▶ INSTRUCTIONS FOR THE TASK:
Exactly retype the opening line of the entries and every line after it, ending with the line that contains "0.044, 0.041, 0.041, 0.044]". Skip all pictures.

--- Start of DATA SUPPLIED ---

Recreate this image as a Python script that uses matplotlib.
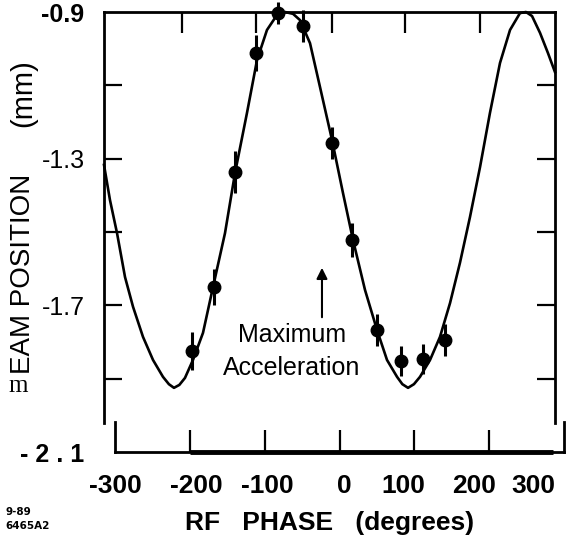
import matplotlib
matplotlib.use("Agg")
import matplotlib.pyplot as plt

plt.rcParams['font.family'] = ['Liberation Sans', 'DejaVu Sans']

# measured beam position vs RF phase
phase = [-197, -168, -140, -112, -82, -49, -10, 17, 50, 82, 112, 141]
position = [-1.824, -1.650, -1.336, -1.012, -0.903, -0.938, -1.257, -1.522,
            -1.767, -1.852, -1.846, -1.794]
pos_err = [0.052, 0.048, 0.058, 0.048, 0.030, 0.044, 0.044, 0.047,
           0.044, 0.041, 0.041, 0.044]

# fitted curve
fit_x = [-314.7, -306.7, -297.3, -286.6, -275.9, -262.6, -249.2, -235.9, -228.0,
         -221.2, -214.0, -206.5, -195.8, -182.4, -169.0, -153.0, -139.6, -123.6,
         -110.2, -96.9, -83.5, -72.8, -62.1, -52.8, -39.4, -26.0, -10.0, 4.7,
         18.1, 34.1, 50.1, 63.5, 76.9, 84.0, 91.6, 99.5, 107.6, 121.0, 134.3,
         147.7, 161.0, 174.4, 187.8, 201.1, 214.5, 227.9, 241.2, 249.2, 257.3,
         268.0, 278.6, 288.0]
fit_y = [-1.317, -1.413, -1.503, -1.623, -1.704, -1.786, -1.849, -1.895, -1.915,
         -1.925, -1.917, -1.898, -1.849, -1.775, -1.650, -1.503, -1.339, -1.175,
         -1.031, -0.949, -0.908, -0.900, -0.905, -0.922, -0.985, -1.105, -1.249,
         -1.394, -1.522, -1.658, -1.767, -1.849, -1.895, -1.915, -1.925, -1.915,
         -1.895, -1.849, -1.786, -1.694, -1.584, -1.459, -1.323, -1.175, -1.039,
         -0.949, -0.903, -0.900, -0.911, -0.957, -1.012, -1.064]

x_ticks = [-300, -200, -100, 0, 100, 200, 300]
# the printed labels sit a little off their ticks
x_label_pos = [-299, -192, -96, 7, 85, 180, 259]
x_labels = ['-300', '-200', '-100', '0', '100', '200', '300']
top_ticks = [-210, -111, -10, 88, 188]
y_ticks = [-0.9, -1.1, -1.3, -1.5, -1.7, -1.9, -2.1]
y_labels = ['-0.9', '', '-1.3', '', '-1.7', '', '- 2 . 1']

W, H = 571, 543
fig = plt.figure(figsize=(W / 100, H / 100), dpi=100)

# main frame (left, top, right)
ax = fig.add_axes([104 / W, (H - 452) / H, 451 / W, 440 / H])
ax.set_xlim(-314.7, 288.0)
ax.set_ylim(-2.1, -0.9)
ax.patch.set_visible(False)
ax.spines['bottom'].set_visible(False)
for s in ['left', 'right', 'top']:
    ax.spines[s].set_linewidth(2)
ax.spines['left'].set_bounds(-2.02, -0.9)
ax.spines['right'].set_bounds(-2.02, -0.9)

ax.set_xticks(top_ticks)
ax.tick_params(axis='x', bottom=False, top=True, labelbottom=False,
               direction='in', length=15, width=1.6)
ax.set_yticks(y_ticks)
ax.set_yticklabels(y_labels, fontsize=18)
ax.tick_params(axis='y', left=True, right=True, direction='in',
               length=13, width=1.6, pad=14)
yt = ax.yaxis.get_major_ticks()
for t in (yt[0], yt[-1]):
    t.tick1line.set_visible(False)
    t.tick2line.set_visible(False)
for lab in ax.get_yticklabels():
    if lab.get_text() in ('-0.9', '- 2 . 1'):
        lab.set_fontweight('bold')

ax.plot(fit_x, fit_y, color='black', lw=1.9, clip_on=False)
ax.errorbar(phase, position, yerr=pos_err, fmt='o', color='black', ms=9,
            elinewidth=2.2, capsize=0, clip_on=False)

ax.annotate('', xy=(-23.4, -1.59), xytext=(-23.4, -1.74),
            arrowprops=dict(arrowstyle='-|>', color='black', lw=1.5,
                            mutation_scale=16))
ax.text(-63.5, -1.781, 'Maximum', ha='center', va='center', fontsize=18)
ax.text(-63.5, -1.871, 'Acceleration', ha='center', va='center', fontsize=18)

# offset bottom axis
ax2 = fig.add_axes([115 / W, (H - 452) / H, 449 / W, 440 / H])
ax2.set_xlim(-300, 300)
ax2.set_ylim(-2.1, -0.9)
ax2.patch.set_visible(False)
ax2.spines['top'].set_visible(False)
for s in ['left', 'right', 'bottom']:
    ax2.spines[s].set_linewidth(2)
ax2.spines['left'].set_bounds(-2.1, -2.018)
ax2.spines['right'].set_bounds(-2.1, -2.018)
ax2.set_yticks([])
ax2.set_xticks(x_ticks)
ax2.set_xticklabels([])
ax2.tick_params(axis='x', which='major', direction='in', length=16, width=1.6)
ax2.set_xticks(x_label_pos, minor=True)
ax2.set_xticklabels(x_labels, minor=True, fontsize=19, fontweight='bold')
ax2.tick_params(axis='x', which='minor', length=0, pad=16)
xt = ax2.xaxis.get_major_ticks()
for t in (xt[0], xt[-1]):
    t.tick1line.set_visible(False)
# heavier stretch of the rule in the original print
ax2.plot([-200, 285], [-2.1, -2.1], color='black', lw=3.5,
         solid_capstyle='butt', clip_on=False)

fig.text(330 / W, 1 - 523 / H, 'RF   PHASE   (degrees)', ha='center',
         va='center', fontsize=19, fontweight='bold')
fig.text(23 / W, 1 - 274 / H, 'EAM POSITION', rotation=90, ha='center',
         va='center', fontsize=20)
fig.text(23 / W, 1 - 93 / H, '(mm)', rotation=90, ha='center', va='center',
         fontsize=21)
fig.text(18 / W, 1 - 386 / H, 'm', ha='center', va='center', fontsize=18,
         family='Liberation Serif')
fig.text(5 / W, 1 - 519 / H, '9-89\n6465A2', ha='left', va='center',
         fontsize=7.5, fontweight='bold', family='DejaVu Sans', linespacing=1.4)

fig.savefig('out.png', dpi=100)
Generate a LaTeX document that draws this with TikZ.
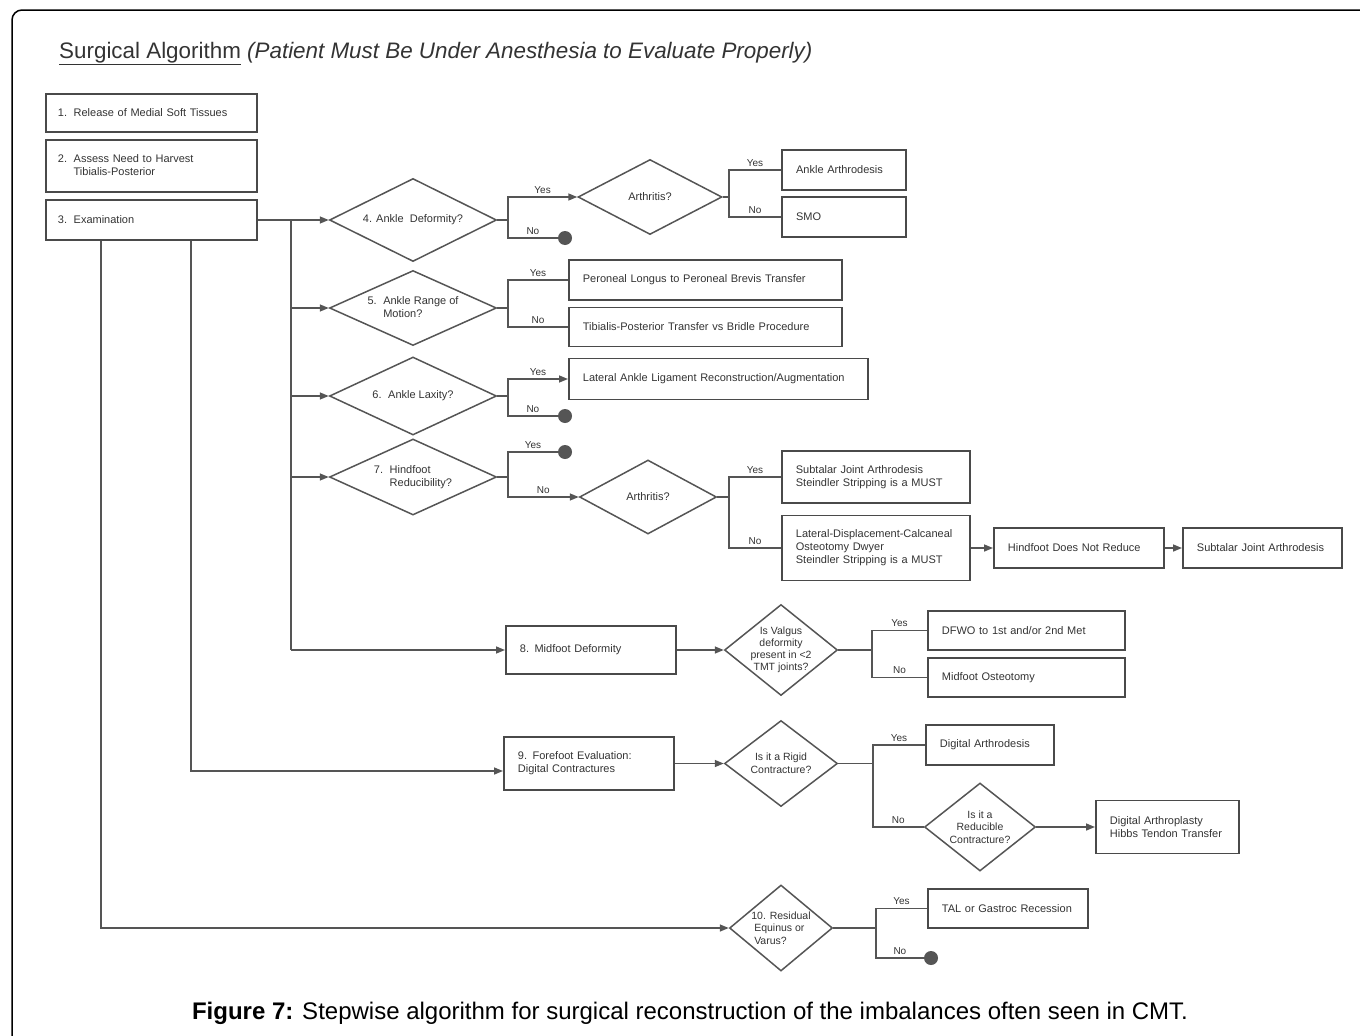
\documentclass[tikz,border=0pt]{standalone}
\usepackage{fontspec}
\setmainfont{Liberation Sans}
\usetikzlibrary{shapes.geometric,arrows.meta}
\definecolor{ln}{HTML}{555555}
\definecolor{bd}{HTML}{4A4A4A}
\definecolor{tx}{HTML}{333333}
\newcommand\hangtxt[3]{\begin{tabular}[c]{@{}l@{\hspace{0.6em}}l@{}}#1&#2\\&#3\end{tabular}}
\begin{document}
\begin{tikzpicture}[x=1pt,y=-1pt,
  every node/.style={text=tx, font=\fontsize{11}{13}\selectfont},
  box/.style={draw=bd, line width=1.8pt, anchor=west, inner xsep=14pt, inner ysep=2pt, align=left},
  dia/.style={draw=ln, line width=1.5pt, diamond, inner sep=-12pt, align=center},
  conn/.style={draw=ln, line width=1.5pt},
  arr/.style={conn, -{Triangle[length=9pt,width=7pt]}},
  lab/.style={font=\fontsize{10}{12}\selectfont, above=2pt, inner sep=1pt, pos=0.75},
  enddot/.style={circle, fill=ln, minimum size=14pt, inner sep=0pt},
]
\useasboundingbox (0,0) rectangle (1360,1036);
\draw[line width=1.5pt, rounded corners=10pt] (12,1040) -- (12,10) -- (1365,10);

% title and caption
\node[anchor=base west, inner sep=0pt, font=\fontsize{22.4}{26}\selectfont] (title) at (59,58)
  {\underline{Surgical Algorithm} \textit{(Patient Must Be Under Anesthesia to Evaluate Properly)}};
\node[anchor=base, inner sep=0pt, text=black, font=\fontsize{24}{28}\selectfont] (cap) at (690,1019)
  {\textbf{Figure 7:} Stepwise algorithm for surgical reconstruction of the imbalances often seen in CMT.};

% left column
\node[box, inner xsep=12pt, minimum width=211pt, minimum height=38pt, text width=187pt] (b1) at (45,113) {1.\hspace{0.6em}Release of Medial Soft Tissues};
\node[box, inner xsep=12pt, minimum width=211pt, minimum height=52pt, text width=187pt] (b2) at (45,166) {\hangtxt{2.}{Assess Need to Harvest}{Tibialis-Posterior}};
\node[box, inner xsep=12pt, minimum width=211pt, minimum height=40pt, text width=187pt] (b3) at (45,220) {3.\hspace{0.6em}Examination};

% diamonds column
\node[dia, minimum width=167pt, minimum height=83pt] (d4) at (413,220) {4. Ankle\ \ Deformity?};
\node[dia, minimum width=167pt, minimum height=75pt] (d5) at (413,308) {\hangtxt{5.}{Ankle Range of}{Motion?}};
\node[dia, minimum width=167pt, minimum height=78pt] (d6) at (413,396) {6.\hspace{0.6em}Ankle Laxity?};
\node[dia, minimum width=167pt, minimum height=76pt] (d7) at (413,477) {\hangtxt{7.}{Hindfoot}{Reducibility?}};

% step 4
\node[dia, minimum width=144pt, minimum height=75pt] (ar1) at (650,197) {Arthritis?};
\node[enddot] (dot4) at (565,238) {};
\node[box, line width=2.2pt, minimum width=124pt, minimum height=40pt, text width=96pt] (aa) at (781,170) {Ankle Arthrodesis};
\node[box, line width=2.2pt, minimum width=124pt, minimum height=40pt, text width=96pt] (smo) at (781,217) {SMO};

% step 5
\node[box, minimum width=273pt, minimum height=40pt, text width=245pt] (plpb) at (568,280) {Peroneal Longus to Peroneal Brevis Transfer};
\node[box, minimum width=273pt, minimum height=39pt, text width=245pt] (tpt) at (568,327) {Tibialis-Posterior Transfer vs Bridle Procedure};

% step 6
\node[box, minimum width=299pt, minimum height=41pt, text width=271pt] (lal) at (568,379) {Lateral Ankle Ligament Reconstruction/Augmentation};
\node[enddot] (dot6) at (565,416) {};

% step 7
\node[enddot] (dot7) at (565,452) {};
\node[dia, minimum width=137pt, minimum height=74pt] (ar2) at (648,497) {Arthritis?};
\node[box, minimum width=188pt, minimum height=52pt, text width=160pt] (sja1) at (781,477) {Subtalar Joint Arthrodesis\\Steindler Stripping is a MUST};
\node[box, minimum width=188pt, minimum height=65pt, text width=160pt] (ldc) at (781,548) {Lateral-Displacement-Calcaneal\\Osteotomy Dwyer\\Steindler Stripping is a MUST};
\node[box, minimum width=170pt, minimum height=40pt, text width=142pt] (hdnr) at (993,548) {Hindfoot Does Not Reduce};
\node[box, minimum width=159pt, minimum height=40pt, text width=131pt] (sja2) at (1182,548) {Subtalar Joint Arthrodesis};

% step 8
\node[box, minimum width=170pt, minimum height=48pt, text width=142pt] (b8) at (505,650) {8.\hspace{0.5em}Midfoot Deformity};
\node[dia, minimum width=113pt, minimum height=91pt, font=\fontsize{10.5}{12}\selectfont] (valg) at (781,650) {Is Valgus\\deformity\\present in <2\\TMT joints?};
\node[box, minimum width=197pt, minimum height=39pt, text width=169pt] (dfwo) at (927,630.5) {DFWO to 1st and/or 2nd Met};
\node[box, minimum width=197pt, minimum height=39pt, text width=169pt] (mo) at (927,677.5) {Midfoot Osteotomy};

% step 9
\node[box, minimum width=170pt, minimum height=53pt, text width=142pt] (b9) at (503,763.5) {9. Forefoot Evaluation:\\Digital Contractures};
\node[dia, minimum width=113pt, minimum height=86pt, font=\fontsize{10.5}{13}\selectfont] (rig) at (781,763.5) {Is it a Rigid\\Contracture?};
\node[box, minimum width=128pt, minimum height=40pt, text width=100pt] (da) at (925,745) {Digital Arthrodesis};
\node[dia, minimum width=111pt, minimum height=88pt, font=\fontsize{10.5}{12.5}\selectfont] (red) at (980,827) {Is it a\\Reducible\\Contracture?};
\node[box, minimum width=143pt, minimum height=53pt, text width=115pt] (dahtt) at (1095,827) {Digital Arthroplasty\\Hibbs Tendon Transfer};

% step 10
\node[dia, minimum width=103pt, minimum height=86pt, align=left, font=\fontsize{10.5}{12.5}\selectfont] (d10) at (781,928) {10. Residual\\\ Equinus or\\\ Varus?};
\node[box, minimum width=160pt, minimum height=39pt, text width=132pt] (tal) at (927,908.5) {TAL or Gastroc Recession};
\node[enddot] (dot10) at (931,958) {};

% junctions
\coordinate (t0) at (291,220);
\coordinate (t8) at (291,650);
\coordinate (t9) at (191,771);
\coordinate (t10) at (101,928);
\coordinate (j4) at (508,220);
\coordinate (ja1) at (729,197);
\coordinate (j5) at (508,308);
\coordinate (j6) at (508,396);
\coordinate (j7) at (508,477);
\coordinate (ja2) at (729,497);
\coordinate (jv) at (872,650);
\coordinate (jr) at (873,763.5);
\coordinate (j10) at (876,928);

% trunks
\draw[conn] (b3.east) -- (t0);
\draw[arr] (t0) -- (d4.west);
\draw[conn] (t0) -- (t8);
\draw[arr] (t0 |- d5.west) -- (d5.west);
\draw[arr] (t0 |- d6.west) -- (d6.west);
\draw[arr] (t0 |- d7.west) -- (d7.west);
\draw[arr] (t8) -- (b8.west);
\draw[arr] (b3.south -| t9) |- (b9.west |- t9);
\draw[arr] (b3.south -| t10) |- (d10.west);

% step 4
\draw[conn] (d4.east) -- (j4);
\draw[arr] (j4) |- node[lab] {Yes} (ar1.west);
\draw[conn] (j4) |- node[lab] {No} (dot4.west);
\draw[conn] (ar1.east) -- (ja1);
\draw[conn] (ja1) |- node[lab] {Yes} (aa.west);
\draw[conn] (ja1) |- node[lab] {No} (smo.west);

% step 5
\draw[conn] (d5.east) -- (j5);
\draw[conn] (j5) |- node[lab] {Yes} (plpb.west);
\draw[conn] (j5) |- node[lab] {No} (tpt.west);

% step 6
\draw[conn] (d6.east) -- (j6);
\draw[arr] (j6) |- node[lab] {Yes} (lal.west);
\draw[conn] (j6) |- node[lab] {No} (dot6.west);

% step 7
\draw[conn] (d7.east) -- (j7);
\draw[conn] (j7) |- node[lab] {Yes} (dot7.west);
\draw[arr] (j7) |- node[lab] {No} (ar2.west);
\draw[conn] (ar2.east) -- (ja2);
\draw[conn] (ja2) |- node[lab] {Yes} (sja1.west);
\draw[conn] (ja2) |- node[lab] {No} (ldc.west);
\draw[arr] (ldc.east) -- (hdnr.west);
\draw[arr] (hdnr.east) -- (sja2.west);

% step 8
\draw[arr] (b8.east) -- (valg.west);
\draw[conn] (valg.east) -- (jv);
\draw[conn] (jv) |- node[lab] {Yes} (dfwo.west);
\draw[conn] (jv) |- node[lab] {No} (mo.west);

% step 9
\draw[arr] (b9.east) -- (rig.west);
\draw[conn] (rig.east) -- (jr);
\draw[conn] (jr) |- node[lab] {Yes} (da.west);
\draw[conn] (jr) |- node[lab] {No} (red.west);
\draw[arr] (red.east) -- (dahtt.west);

% step 10
\draw[conn] (d10.east) -- (j10);
\draw[conn] (j10) |- node[lab] {Yes} (tal.west);
\draw[conn] (j10) |- node[lab] {No} (dot10.west);
\end{tikzpicture}
\end{document}
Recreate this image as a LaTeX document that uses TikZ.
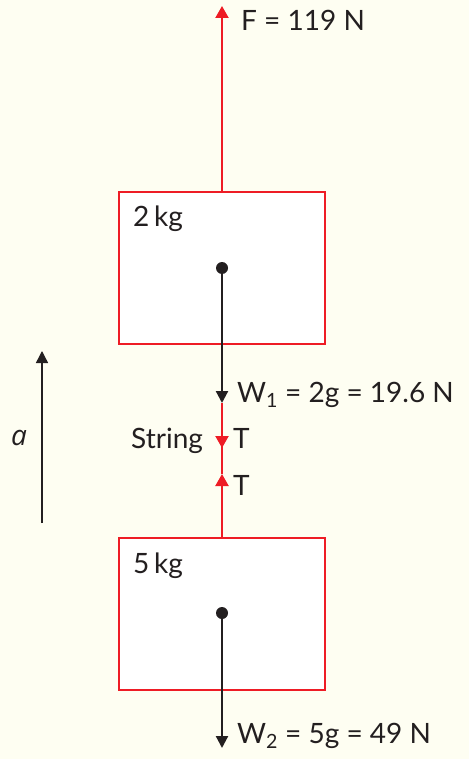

--- End of DATA SUPPLIED ---

▶ THE SOLUTION:
Recreate this image as a Python script that uses matplotlib.
import matplotlib
matplotlib.use("Agg")
import matplotlib.pyplot as plt

plt.rcParams['font.family'] = ['Liberation Sans', 'DejaVu Sans']

# measured beam position vs RF phase
phase = [-197, -168, -140, -112, -82, -49, -10, 17, 50, 82, 112, 141]
position = [-1.824, -1.650, -1.336, -1.012, -0.903, -0.938, -1.257, -1.522,
            -1.767, -1.852, -1.846, -1.794]
pos_err = [0.052, 0.048, 0.058, 0.048, 0.030, 0.044, 0.044, 0.047,
           0.044, 0.041, 0.041, 0.044]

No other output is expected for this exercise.